60’lı yılların sonlarına doğru, aktivizm bir yeni alanlarda ve çoğu ülkede yoğunlaşmaktayken, alternatif bir sinema inancıyla yola çıkan Fernando Solanas ve Octavio Gettino, hazırladıkları bir manifestoyla “üçüncü sinema” hareketini başlatmışlardır. Arjantin’de 1966 senesinde çıkan darbeden sonra, “Kızgın Fırınların Saati (La Hora de Los Hornos, 1968)” belgeselinin ardından manifestolarını yayınlayan ikili; sınıf, dil, ırk, cinsiyet ve din ayrımlarına karşı toplum bilincini yükseltecek, anti-emperyalizmi savunan, mutlak güç yapılarını eleştiren filmler yapmayı amaç edinmiştirler.
Üçüncü sinema hareketinin ismi, ticari ve sanat kaygısı taşıyan filmlere alternatif bir politik sinema hareketi düşüncesinden gelmektedir. Manifestoya göre;
1. sinema, ticari amaçlarla yapılan sinemadır.
2. sinema, sanatsal kaygılarla yapılan sinemadır.
3. sinema, devrimci-politik amaçla yapılan sinemadır.
Bu akım, yalnızca Solanas ve Gettino’nun manifestoyu yayınladığı Latin Amerika’da değil, tüm dünyada, özellikle Afrika, Filistin, İran ve Afgan sinema akımlarında da etki bırakmıştır. 3. sinema, militan ve politik tutumuyla liberal Hollywood ve bireysel Avrupa sinemasına karşıdır. Maddi kaygılara meydan okuyan ve kolektif yapının öneminin altını çizen üçüncü sinemacılar, devrimci atmosferi filmlere adeta enjekte etmişlerdir.
Üçüncü dünya filmleri üç evreden oluşur; ilk aşama; mutlak asimilasyon, ikinci aşama; hatırlama ve son aşama da mücadelede aşamasıdır. Bu tür film yapımı dünya sinemasının verimi açısından bakıldığında küçük, aslında küçücüktür. Yine de Üçüncü Sinema filmleri yapılmış en heyecan verici ve meydan okuyucu filmler arasındadır; bu filmlerin politik ve kültürel önemi, dönemin başlıca tarihsel süreçlerine yakınlıkları ve bu süreçlere karışmalarıyla daha da artmıştır. Üçüncü Sinema belgeselin farklı biçimleriyle çalışabildiği gibi, kurmaca birçok türle de çalışabilir.
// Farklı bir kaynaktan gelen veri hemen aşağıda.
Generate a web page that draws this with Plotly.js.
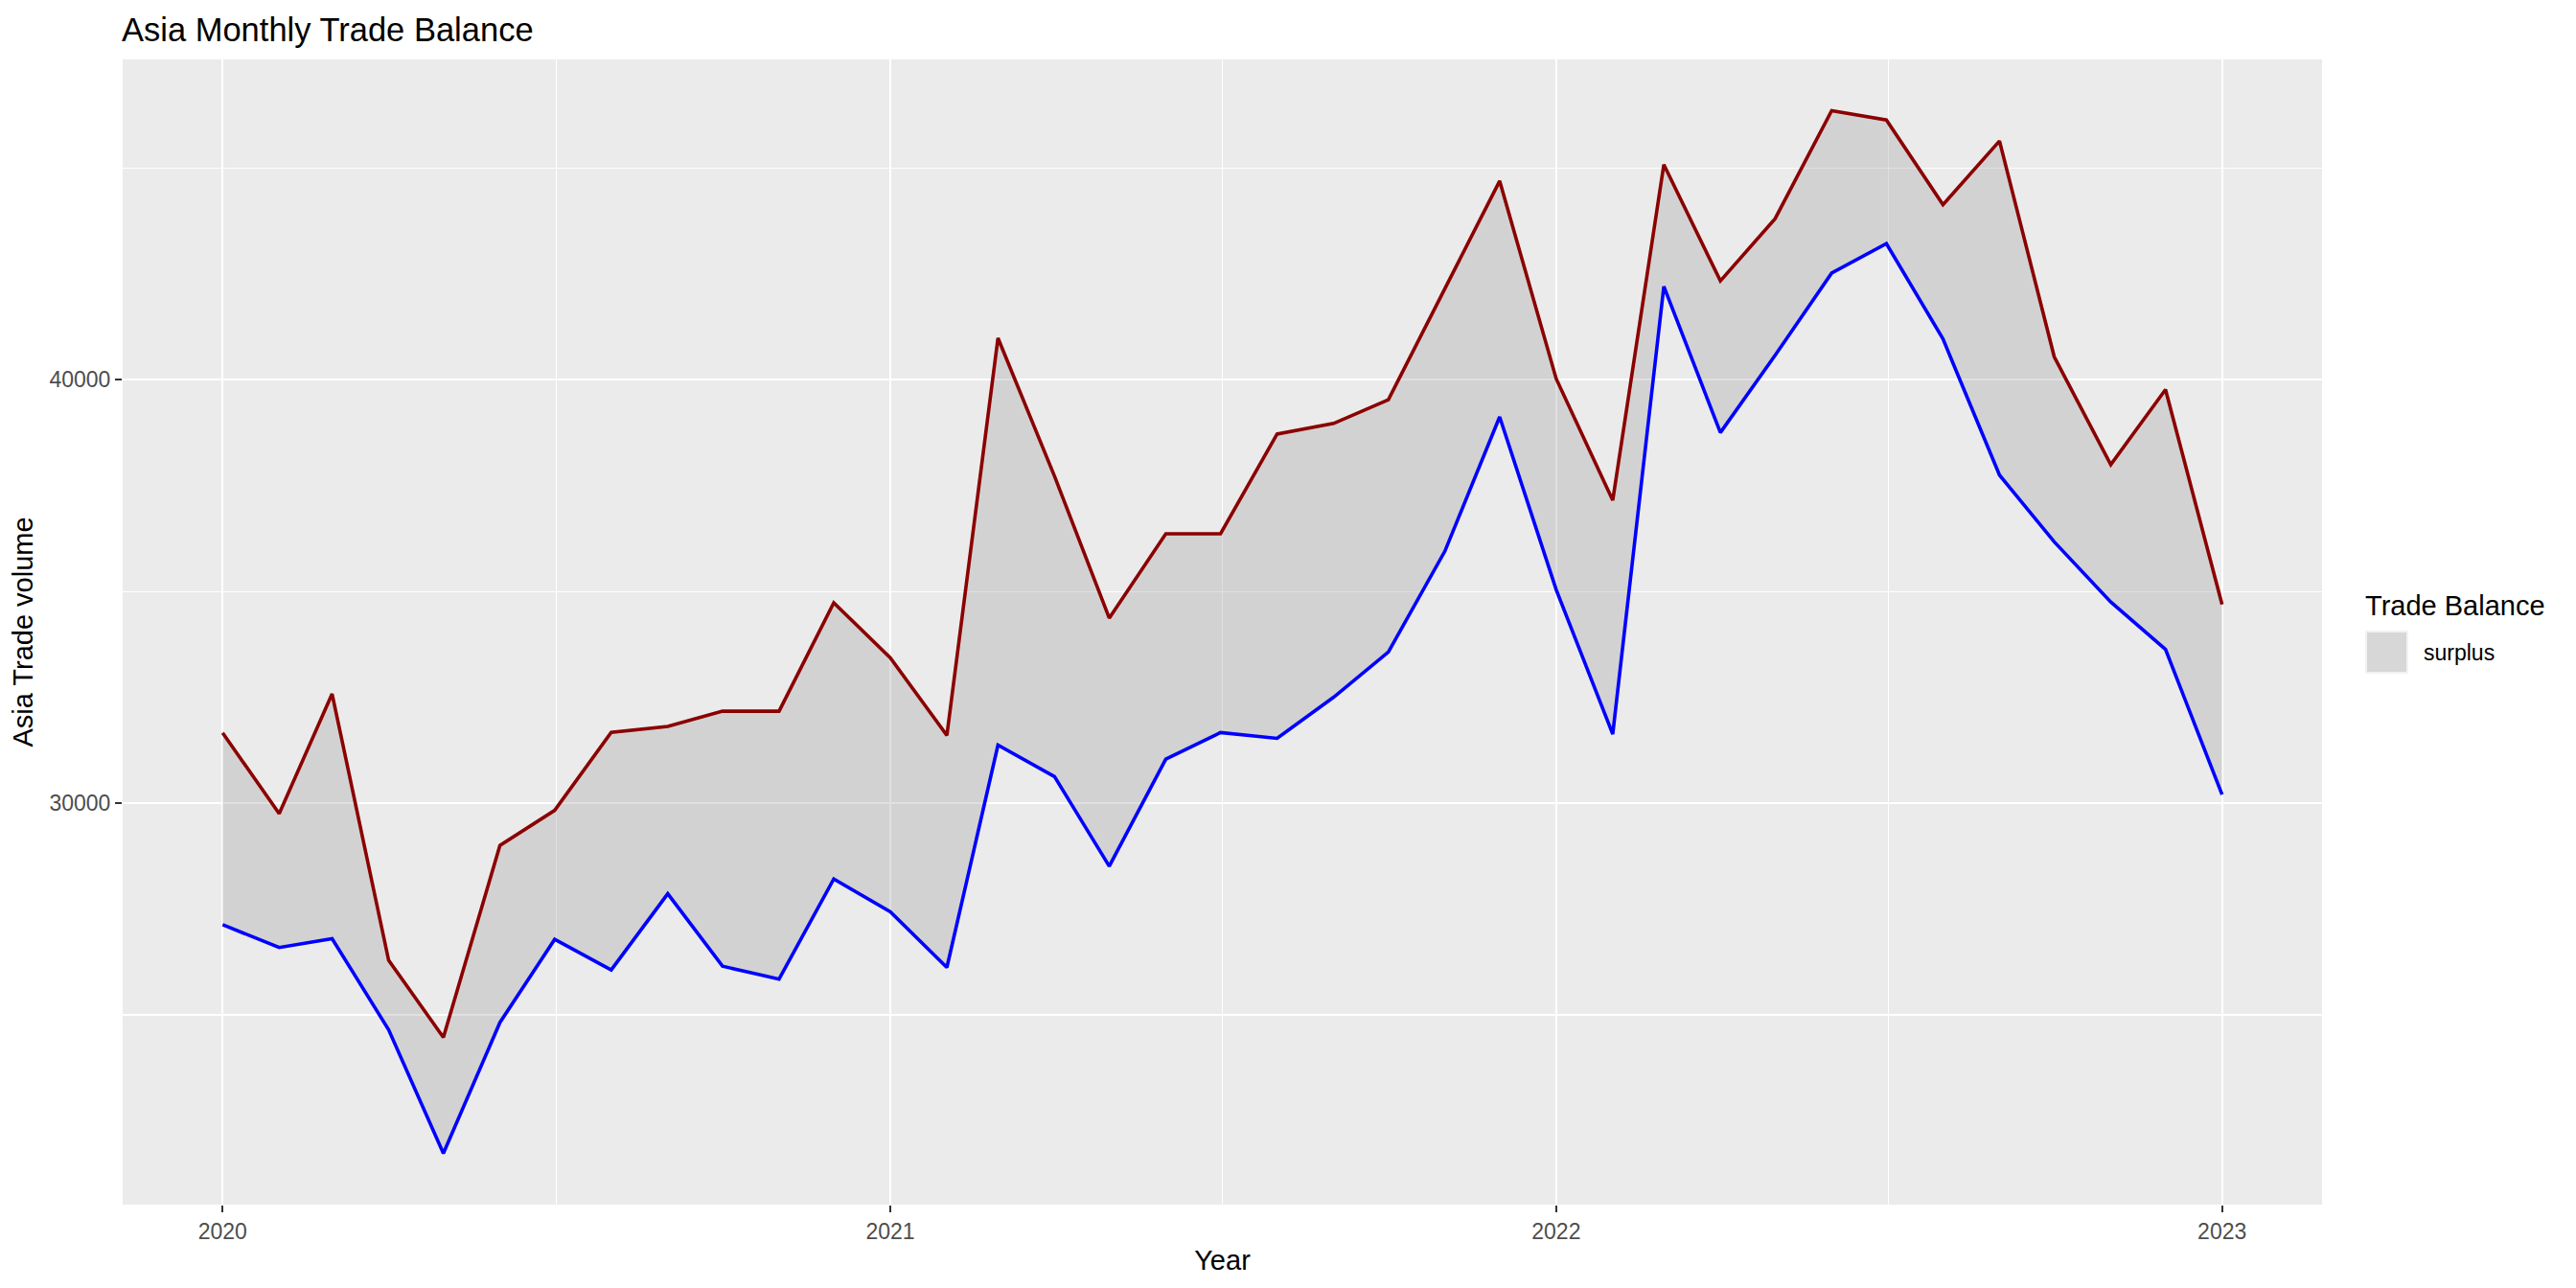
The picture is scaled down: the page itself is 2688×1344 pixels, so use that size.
<!DOCTYPE html>
<html>
<head>
<meta charset="utf-8">
<script src="https://cdn.plot.ly/plotly-3.0.1.min.js"></script>
<style>html,body{margin:0;padding:0;background:#fff;}#chart{width:2688px;height:1344px;}</style>
</head>
<body>
<div id="chart"></div>
<script>
// Monthly dates
const months = ['2020-01-01','2020-02-01','2020-03-01','2020-04-01','2020-05-01','2020-06-01','2020-07-01','2020-08-01','2020-09-01','2020-10-01','2020-11-01','2020-12-01',
  '2021-01-01','2021-02-01','2021-03-01','2021-04-01','2021-05-01','2021-06-01','2021-07-01','2021-08-01','2021-09-01','2021-10-01','2021-11-01','2021-12-01',
  '2022-01-01','2022-02-01','2022-03-01','2022-04-01','2022-05-01','2022-06-01','2022-07-01','2022-08-01','2022-09-01','2022-10-01','2022-11-01','2022-12-01',
  '2023-01-01'];
// Upper series (dark red)
const exportsAsia = [31660,29750,32580,26290,24470,29000,29830,31670,31810,32170,32170,34730,
  33430,31600,40980,37720,34370,36360,36360,38715,38965,39525,42150,44690,
  40020,37150,45075,42330,43800,46350,46130,44130,45635,40540,37990,39765,
  34690];
// Lower series (blue)
const importsAsia = [27130,26590,26800,24650,21730,24820,26783,26060,27860,26150,25845,28210,
  27435,26120,31370,30625,28510,31040,31667,31530,32500,33570,35950,39120,
  35040,31630,42200,38750,40575,42515,43210,40960,37745,36170,34750,33630,
  30200];
const yTickVals = [30000, 40000];
const yTickText = ['30000', '40000'];
const xTickVals = ['2020-01-01','2021-01-01','2022-01-01','2023-01-01'];
const xTickText = ['2020','2021','2022','2023'];
const legendTitle = 'Trade Balance';
const legendLabel = 'surplus';

const FONT = 'Liberation Sans, Arial, sans-serif';

const traces = [
  {x: months, y: importsAsia, type: 'scatter', mode: 'lines', line: {width: 0, color: 'rgba(0,0,0,0)'}, showlegend: false, hoverinfo: 'skip'},
  {x: months, y: exportsAsia, type: 'scatter', mode: 'lines', fill: 'tonexty', fillcolor: 'rgba(160,160,160,0.32)', line: {width: 0, color: 'rgba(0,0,0,0)'}, showlegend: false, hoverinfo: 'skip'},
  {x: months, y: exportsAsia, type: 'scatter', mode: 'lines', line: {color: '#8B0000', width: 3.6}, showlegend: false},
  {x: months, y: importsAsia, type: 'scatter', mode: 'lines', line: {color: '#0000FF', width: 3.6}, showlegend: false}
];

const layout = {
  width: 2688, height: 1344,
  margin: {l: 128, r: 265, t: 62, b: 87},
  paper_bgcolor: '#FFFFFF',
  plot_bgcolor: '#EBEBEB',
  font: {family: FONT, color: '#000000', size: 29},
  title: {text: 'Asia Monthly Trade Balance', xref: 'container', x: 127/2688, xanchor: 'left', yref: 'container', y: 1 - 31/1344, yanchor: 'middle', font: {family: FONT, size: 34.5, color: '#000000'}},
  showlegend: false,
  xaxis: {
    type: 'date',
    range: ['2019-11-07 04:48', '2023-02-24 19:12'],
    tickmode: 'array', tickvals: xTickVals, ticktext: xTickText,
    ticks: 'outside', ticklen: 7, tickwidth: 2, tickcolor: '#333333',
    tickfont: {family: FONT, size: 23, color: '#4D4D4D'},
    showgrid: true, gridcolor: '#FFFFFF', gridwidth: 2.2,
    minor: {tickmode: 'array', tickvals: ['2020-07-02','2021-07-02','2022-07-02'], showgrid: true, gridcolor: '#FFFFFF', gridwidth: 1.1, ticks: ''},
    zeroline: false, showline: false,
    title: {text: 'Year', font: {family: FONT, size: 29, color: '#000000'}, standoff: 8}
  },
  yaxis: {
    range: [20520, 47560],
    tickmode: 'array', tickvals: yTickVals, ticktext: yTickText,
    ticks: 'outside', ticklen: 7, tickwidth: 2, tickcolor: '#333333',
    tickfont: {family: FONT, size: 23, color: '#4D4D4D'},
    showgrid: true, gridcolor: '#FFFFFF', gridwidth: 2.2,
    minor: {tickmode: 'array', tickvals: [25000, 35000, 45000], showgrid: true, gridcolor: '#FFFFFF', gridwidth: 1.1, ticks: ''},
    zeroline: false, showline: false,
    title: {text: 'Asia Trade volume', font: {family: FONT, size: 29, color: '#000000'}, standoff: 8}
  },
  shapes: [
    {type: 'rect', xref: 'paper', yref: 'paper', x0: (2468-128)/2295, x1: (2513-128)/2295, y0: (1257-703)/1195, y1: (1257-658)/1195,
     fillcolor: '#F2F2F2', line: {width: 0}},
    {type: 'rect', xref: 'paper', yref: 'paper', x0: (2470-128)/2295, x1: (2511-128)/2295, y0: (1257-701)/1195, y1: (1257-660)/1195,
     fillcolor: 'rgba(160,160,160,0.32)', line: {width: 0}}
  ],
  annotations: [
    {text: legendTitle, xref: 'paper', yref: 'paper', x: (2466-128)/2295, y: (1257-632)/1195, xanchor: 'left', yanchor: 'middle', showarrow: false, font: {family: FONT, size: 29, color: '#000000'}},
    {text: legendLabel, xref: 'paper', yref: 'paper', x: (2527-128)/2295, y: (1257-681)/1195, xanchor: 'left', yanchor: 'middle', showarrow: false, font: {family: FONT, size: 23, color: '#000000'}}
  ]
};

Plotly.newPlot('chart', traces, layout, {staticPlot: true, displayModeBar: false});
</script>
</body>
</html>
Hem sinemanın geleneksel olarak yapılış tarzına (örneğin, kolektif ve demokratik yapım yöntemlerine öncülük etmiştir) hem de tüketilme tarzına karşı çıkar. Salt eğlenceyi reddeder, ancak sıkıcı bir sinemayı ya da basit polemikler sinemasını da kendine yasaklar.
Üçüncü Sinema tutkuludur, öfkelidir, mizahidir ve her zaman karmaşıktır. Üçüncü Sinema kavram olarak azgelişmişliği karşısında gelişmeye gereksinim duyan; karışıklık ve yanlış anlama karşısında netlik gereksinimi duyan; rekabet eden ve gerçekten düşman kuramlar ve politikalar karşısında savunmaya gereksinim duyan bir anlayıştır. Özellikle 1920’li yıllar Sovyet sinemasında öncüleri olsa da, yaklaşık kırk yıl sonra ortaya çıkmış ve 1959 Küba Devrimi’nden etkilenmiştir.